22- Have low expectations with genuinely difficult groups, ie those from difficult backgrounds

Not all groups will progress well and some groups will misbehave constantly, regardless of what you do with them.
With these groups just decide that you will be happy if they do a good roleplay at the end, or do a gap-fill exercise fairly quietly.

23- Try different approaches with very difficult groups

Do they need a teacher who gets them sitting quietly ? Or do they need a teacher who allows them to move about and let off steam ?

24- Isolate the behaviour from the student

Eg « that was dangerous, come on, you aren’t stupid so that must never happen again » is good. « You idiot, why do you always do that ? » is not good, insulting, and means you expect the student to do it again.

25- Have a few tricks up your sleeve

You shouldn’t get angry with students, although if you actually aren’t angry then once a term you can try it to see how it works « I’m really angry about this class, please come on time. It makes things very difficult »). Other tricks if you are feeling bad « I’ve lost my voice / I’m feeling a bit sick , sorry, I’ll do my best»… students can be remarkably understanding and tend to improve their behaviour.

26- Set the rules on day 1. Eg

  • When the teacher is talking, listen
  • Always bring a pen, some paper and your books to the lesson
  • Arrive on time. If you have a problem, get a note from your parents
  • Keep the classroom clean and tidy
  • Never eat in class
  • Bring a note if you are absent or haven’t done your homework, or don’t have your books
  • Never throw anything
  • Never shout
  • Speak in English when you can
  • Put your hand up if you have a question

If these rules are broken we will need to speak to your parents.

27- Nip everything in the bud

By having a quiet chat with someone who arrived just 2 minutes late, eg « is everything OK ? Did you miss your bus ? » The whole group quickly realises that you are serious about your task and have high expectations.

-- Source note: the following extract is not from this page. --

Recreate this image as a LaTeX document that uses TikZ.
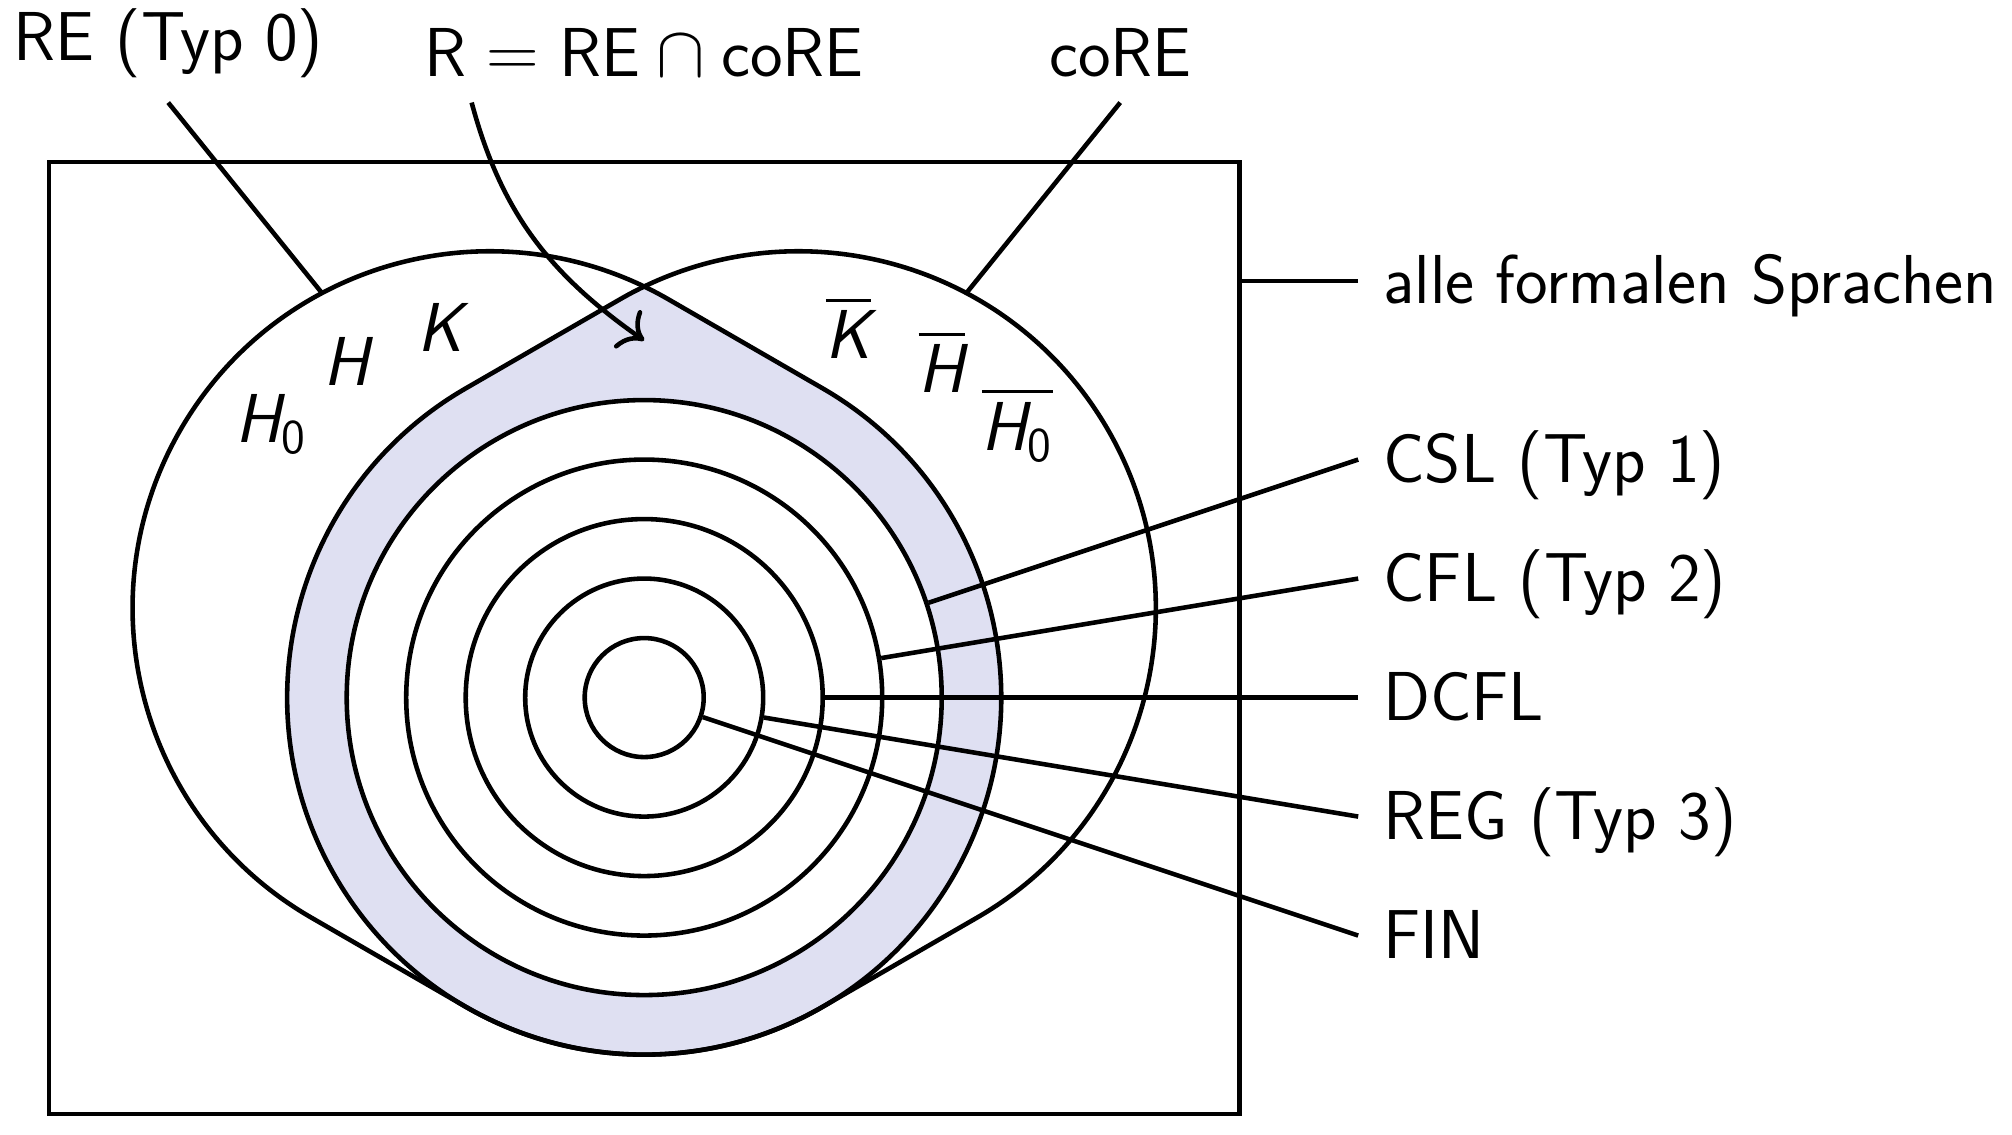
\documentclass[tikz,border=0pt]{standalone}
\usepackage{amsmath}
\usetikzlibrary{calc, arrows.meta}
\definecolor{rfill}{RGB}{223,224,242}
% outlines of RE and coRE (hull of the big circle with their own circle)
\newcommand{\hullRE}{(240:6) arc[start angle=240, end angle=420, radius=6] -- ($(150:3)+(60:6)$) arc[start angle=60, end angle=240, radius=6] -- cycle}
\newcommand{\hullcoRE}{(120:6) -- ($(30:3)+(120:6)$) arc[start angle=120, end angle=-60, radius=6] -- (-60:6) arc[start angle=-60, end angle=-240, radius=6] -- cycle}

\begin{document}
\begin{tikzpicture}[
        x=0.595cm, y=0.595cm, line width=1.3pt, inner sep=6.5pt,
        font=\fontsize{19.7}{24}\selectfont\sffamily,
        ring/.style={circle, draw, fill=white, inner sep=0pt, minimum size=#1},
        setlbl/.style={anchor=west, text height=13pt, text depth=0pt},
        toplbl/.style={anchor=south}
    ]
        \useasboundingbox (-10.827,-7.351) rectangle (22.988,11.724);

        % R = RE cap coRE
        \begin{scope}
            \clip \hullRE;
            \fill[rfill] \hullcoRE;
        \end{scope}

        \node[ring=5.95cm] (csl) at (0,0) {};
        \node[ring=4.76cm] (cfl) at (0,0) {};
        \node[ring=3.57cm] (dcfl) at (0,0) {};
        \node[ring=2.38cm] (reg) at (0,0) {};
        \node[ring=1.19cm] (fin) at (0,0) {};

        \draw \hullRE;
        \draw \hullcoRE;

        \node[draw, minimum width=11.9cm, minimum height=9.52cm] (univ) at (0,1) {};

        % sprachen innen
        \node (h0) at ($(150:3)+(140:4.8)$) {$\textsf{\itshape H}_{\textsf{0}}$};
        \node (h) at ($(150:3)+(120:4.8)$) {$\textsf{\itshape H}$};
        \node (k) at ($(150:3)+(100:4.8)$) {$\textsf{\itshape K}$};
        \node (kco) at ($(30:3)+(80:4.8)$) {$\overline{\textsf{\itshape K}}$};
        \node (hco) at ($(30:3)+(60:4.8)$) {$\overline{\textsf{\itshape H}}$};
        \node (h0co) at ($(30:3)+(40:4.8)$) {$\overline{\textsf{\itshape H}_{\textsf{0}}}$};

        % oben
        \node[toplbl] (relbl) at (-8,10) {RE (Typ 0)};
        \node[toplbl] (rlbl) at (0,10) {$\textsf{R} = \textsf{RE} \cap \textsf{coRE}$};
        \node[toplbl] (corelbl) at (8,10) {coRE};
        \coordinate (retouch) at ($(150:3)+(118:6)$);
        \coordinate (coretouch) at ($(30:3)+(62:6)$);
        \coordinate (rstart) at (-2.9,10);
        \coordinate (rtip) at (0,6);
        \draw (relbl.south) -- (retouch);
        \draw (corelbl.south) -- (coretouch);
        \draw[-{To[scale=1.4]}] (rstart) to[out=-75, in=145] (rtip);

        % rechts
        \node[setlbl] (alllbl) at (12,7) {alle formalen Sprachen};
        \node[setlbl] (csllbl) at (12,4) {CSL (Typ 1)};
        \node[setlbl] (cfllbl) at (12,2) {CFL (Typ 2)};
        \node[setlbl] (dcfllbl) at (12,0) {DCFL};
        \node[setlbl] (reglbl) at (12,-2) {REG (Typ 3)};
        \node[setlbl] (finlbl) at (12,-4) {FIN};

        \draw (alllbl.west) -- (alllbl.west -| univ.east);
        \draw (csllbl.west) -- (csl);
        \draw (cfllbl.west) -- (cfl);
        \draw (dcfllbl.west) -- (dcfl);
        \draw (reglbl.west) -- (reg);
        \draw (finlbl.west) -- (fin);
    \end{tikzpicture}
\end{document}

28- Perhaps the most important rule of all

Keep everyone busy all the time. It’s not true that they want to mess around. Teenagers just do this when there’s nothing else going on, and when there is a « hole » in the lesson, even if that hole is 30 seconds long ! So keep everyone busy, all the time. This involves giving them lots to do (much of it should be enjoyable remember), and limit as much as possible the time that you are standing at the front explaining things. It’s often the « lecturing » that the students consider to be dead time. Keeping them busy also means you can say « no time that that Mario » if he starts being silly, which is nicely non-confrontational.

Hopefully this article will help solve any class managment problems before they start, and allow you to actually teach and for the students to practice in a civilised environment.